Hong Sang-soo, a native of Seoul, Korea has made his own imprint on global cinema with his decidedly auteur approach to filmmaking. With 16 feature length films under his belt, he has been likened to everyone from Eric Rohmer to Abbas Kiarostami. To be compared to the likes of these two filmmakers is certainly a rarity, but there also seems to be something specific to the narrative structure of Hong Sang-soo’s films. Seemingly in all of Sang-soo’s films, a narrative begins in a matter-of-factly way. Often a character in a film, a surrogate for the audience, witnesses something for the first time but not always in chronological order.

Hill of Freedom (2014) is no exception to the rule. The film is centered on a lovesick man, Mori (played by the great Kase Ryo), who journeys back to South Korea in hopes of reuniting with the woman of his dreams, Kwon (Seo Young-hwa). It all begins when Kwon, checking in at her old workplace (where she met Mori some years ago when they taught at the same language school), finds his letters and accidentally drops them on her way out. She scrambles to put them back in order, but slightly flustered, she mixes them up and proceeds to read them without any chronology.

This is how Mori’s epistolary exchange begins with his beloved former colleague. As a result, the audience follows Mori’s peculiar mishaps in exactly the same order as Kwon reads them. Sang-soo’s signature fragmented non-linear narrative structure works best in Hill of Freedom, but has also been used to great effect in In Another Country (2012) and Tale of Cinema (2005). Perhaps what makes this deceptively simple film a joy to follow, even for Hong newcomers, is the fact that the broken narrative structure also echoes the issues of spoken language in the film: a faltering broken English that is the imperfect form of communication by which Mori engages his cast of acquaintances, as well as Kwon. What is most impressive about this film is the director’s ability to fully address and resolve all of Mori’s seemingly minor issues within the film’s duration of 66 minutes.
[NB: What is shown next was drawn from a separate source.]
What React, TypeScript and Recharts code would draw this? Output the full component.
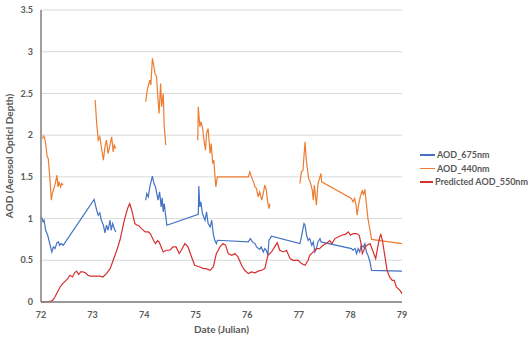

On another note, it is curious that not much has been stated to address the latent chauvinism that seems to permeate Hong Sang-soo’s films. This could warrant a much longer discussion, but it again it is evident that the women in his films are beguiling, charming and ultimately loyal to their men.  Some might argue that this is just the director’s way of sardonically exposing the simple-minded nature of the male perspective.  Ultimately, it is up to the audience to decide. Hill of Freedom screens at the NYFF on September 30 and October 8.